▶ [Aim of the exercise] List all lines of the data containing the word "matplotlib".

▶ [Collected data]
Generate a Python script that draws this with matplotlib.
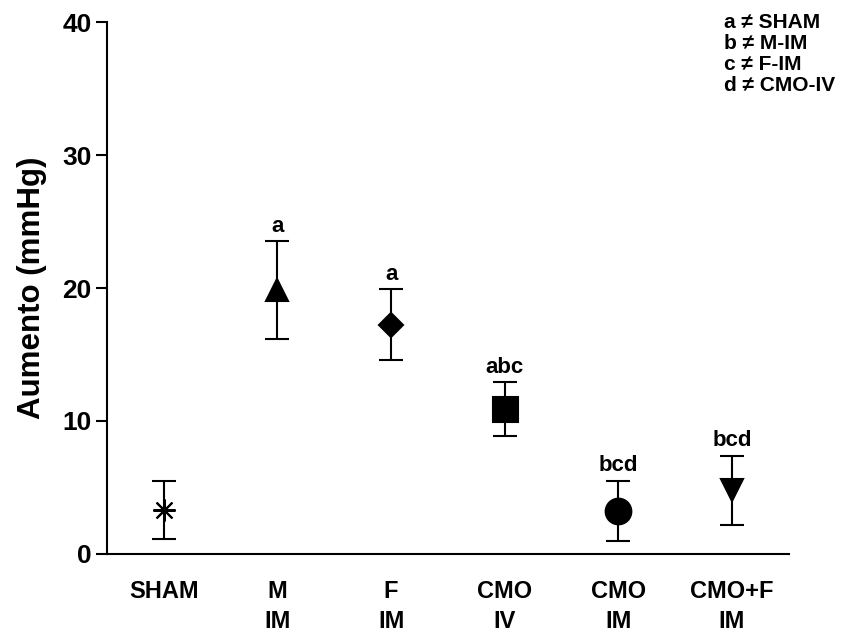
import numpy as np
import matplotlib.pyplot as plt

plt.rcParams['font.family'] = ['Liberation Sans', 'DejaVu Sans']
plt.rcParams['font.weight'] = 'bold'

grupos = ["SHAM", "M\nIM", "F\nIM", "CMO\nIV", "CMO\nIM", "CMO+F\nIM"]
media = [3.3, 19.85, 17.25, 10.9, 3.25, 4.8]
erro = [2.15, 3.65, 2.65, 2.0, 2.25, 2.6]
letras = ["", "a", "a", "abc", "bcd", "bcd"]
marcadores = [(8, 2, 0), "^", "D", "s", "o", "v"]
tamanhos = [16, 16, 12.5, 18, 18.5, 16]
legenda = ["a \u2260 SHAM", "b \u2260 M-IM", "c \u2260 F-IM", "d \u2260 CMO-IV"]

fig = plt.figure(figsize=(8.63, 6.35), dpi=100)
ax = fig.add_axes([0.124, 0.1276, 0.79, 0.8377])

x = np.arange(len(grupos))
for i in range(len(grupos)):
    ax.errorbar(x[i], media[i], yerr=erro[i], fmt='none', ecolor='black',
                elinewidth=1.5, capsize=8.5, capthick=1.5, zorder=2)
    ax.plot(x[i], media[i], marker=marcadores[i], markersize=tamanhos[i],
            color='black', markeredgewidth=1.5, linestyle='none', zorder=3)
    if letras[i]:
        ax.annotate(letras[i], (x[i], media[i] + erro[i]), xytext=(0, 7),
                    textcoords='offset points', ha='center', va='baseline',
                    fontsize=16, fontweight='bold')

ax.set_xlim(-0.5, 5.5)
ax.set_ylim(0, 40)
ax.set_yticks([0, 10, 20, 30, 40])
ax.set_xticks(x)
ax.set_xticklabels(grupos, fontsize=17, fontweight='bold', linespacing=1.35)
ax.tick_params(axis='x', length=0, pad=19)
ax.tick_params(axis='y', length=8, width=1.5, labelsize=19, pad=3)
for lab in ax.get_yticklabels():
    lab.set_fontweight('bold')

ax.spines['top'].set_visible(False)
ax.spines['right'].set_visible(False)
ax.spines['left'].set_linewidth(1.5)
ax.spines['bottom'].set_linewidth(1.5)

ax.set_ylabel("Aumento (mmHg)", fontsize=22.5, fontweight='bold', labelpad=11)

for k, txt in enumerate(legenda):
    fig.text(0.839, 1 - (22 + 21.3 * k) / 635, txt, fontsize=15,
             fontweight='bold', va='center', ha='left')

fig.savefig("out.png", dpi=100)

▶ [The reply]
Generate a Python script that draws this with matplotlib.
import matplotlib.pyplot as plt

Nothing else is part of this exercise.